Yvonne Brecht, Matt Mitler and Megan Bones in Dzieci Theater Company’s MAKBET. Photo by Thea Garlid.

If you happen to be strolling in Brooklyn down McKibbin Street and hear an aggressively passionate sound arising from a graffitied crate junkyard... step inside, you won't soon regret it. Contained within a petite, abandoned shipping crate are the five feature members of the Dzieci Theater Company recreating the turbulent story of Macbeth with the help of a few vital costume pieces. The spontaneous Gypsy-style retelling of Shakespeare's tale is orchestrated by the passing of a feathered hat, a blood-red cloak, a pair of round spectacles, and a heavy trench coat, each piece holding the power to transform the actor who dons it into a new character. The rules are simple: actors must know the entire text, actors may not play the same role in successive sequences, roles can be taken or given, and nothing else is planned.

When the metal doors to the crate are closed, Makbet begins and there is no going back. You are no longer in a shipping container in a junkyard in Brooklyn, but immersed in an eastern European kingdom and being handed potatoes and sausage from a lady with blonde braids and a red dress. This same lady (Megan Bones) plays a slew of other characters at the drop of a hat -- which she swiftly picks up, assuming the role of Macbeth himself! The fast-paced nature of the performance requires audience members to be fully committed to the show, lest they miss a character transition. The confined space is an asset for the production, which would be undoubtedly less magical on a proscenium stage.

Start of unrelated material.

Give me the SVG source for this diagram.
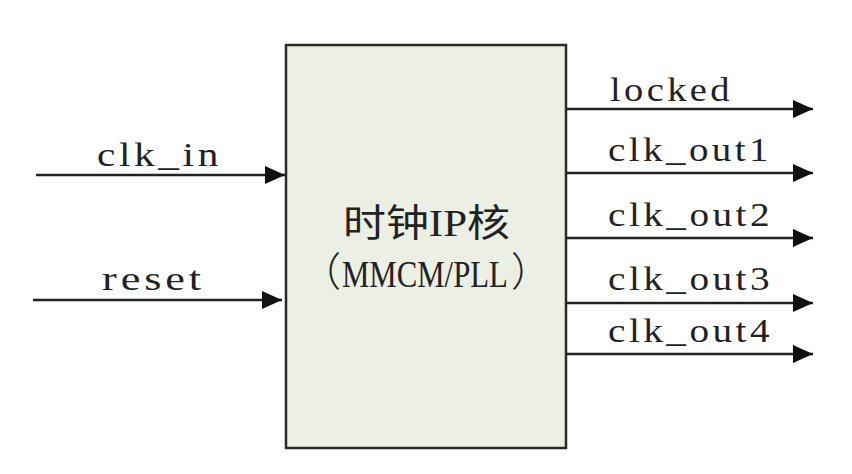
<svg xmlns="http://www.w3.org/2000/svg" width="852" height="474" viewBox="0 0 852 474">
<style>
.lbl{font-family:"Liberation Serif","DejaVu Serif",serif;font-size:34px;fill:#222;letter-spacing:3px;}
.cn{font-family:"Liberation Serif","Noto Sans CJK SC",serif;font-size:38px;fill:#222;}
.par{font-family:"Noto Sans CJK SC",sans-serif;font-size:40px;font-weight:300;fill:#222;}
.wire{stroke:#222;stroke-width:2.5;fill:none;}
</style>
<defs>
<marker id="ah" viewBox="0 0 20 18" refX="20" refY="9" markerWidth="20" markerHeight="18" markerUnits="userSpaceOnUse" orient="auto">
<path d="M0,0 L20,9 L0,18 Z" fill="#111"/>
</marker>
</defs>
<rect width="852" height="474" fill="#ffffff"/>
<g id="core">
<rect x="286" y="45" width="280" height="403" fill="#ecefe3" stroke="#2a2a2a" stroke-width="2.5"/>
<text class="cn" x="343" y="236" textLength="167" lengthAdjust="spacingAndGlyphs">时钟IP核</text>
<text class="par" x="301" y="286">（</text>
<text class="cn" transform="translate(342 287) scale(0.81 1)" x="0" y="0">MMCM/PLL</text>
<text class="par" x="511" y="286">）</text>
</g>
<g id="connectors">
<line class="wire" x1="36" y1="175" x2="285" y2="175" marker-end="url(#ah)"/>
<line class="wire" x1="33" y1="300" x2="282" y2="300" marker-end="url(#ah)"/>
<line class="wire" x1="566" y1="109" x2="813" y2="109" marker-end="url(#ah)"/>
<line class="wire" x1="566" y1="173" x2="813" y2="173" marker-end="url(#ah)"/>
<line class="wire" x1="566" y1="238" x2="813" y2="238" marker-end="url(#ah)"/>
<line class="wire" x1="566" y1="303" x2="813" y2="303" marker-end="url(#ah)"/>
<line class="wire" x1="566" y1="354" x2="813" y2="354" marker-end="url(#ah)"/>
</g>
<g id="labels">
<text class="lbl" x="97" y="166" textLength="125" lengthAdjust="spacingAndGlyphs">clk_in</text>
<text class="lbl" x="102" y="290" textLength="103" lengthAdjust="spacingAndGlyphs">reset</text>
<text class="lbl" x="610" y="101" textLength="123" lengthAdjust="spacingAndGlyphs">locked</text>
<text class="lbl" x="608" y="161" textLength="164" lengthAdjust="spacingAndGlyphs">clk_out1</text>
<text class="lbl" x="608" y="226" textLength="165" lengthAdjust="spacingAndGlyphs">clk_out2</text>
<text class="lbl" x="608" y="290" textLength="165" lengthAdjust="spacingAndGlyphs">clk_out3</text>
<text class="lbl" x="608" y="342" textLength="165" lengthAdjust="spacingAndGlyphs">clk_out4</text>
</g>
</svg>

Makbet, successfully adapted, directed, and acted by Matt Mitler, triumphantly recreates the the story of Macbeth in a shockingly unconventional way while maintaining the integral notion that Fate cannot be fought against. Perhaps what is most memorable about this piece of art is the opening and closing Eastern European songs that are ceremoniously sung, giving the audience a small wrinkle in time to reflect in the present moment. The chants can be felt on a deep and literal level as the six voices reverberate off the metal walls of the cozy container and fill the air pockets of the junkyard, creating an otherworldly sensation. Those lucky enough to attend Makbet will thank Fate for allowing them to end up at such an important theatrical experience.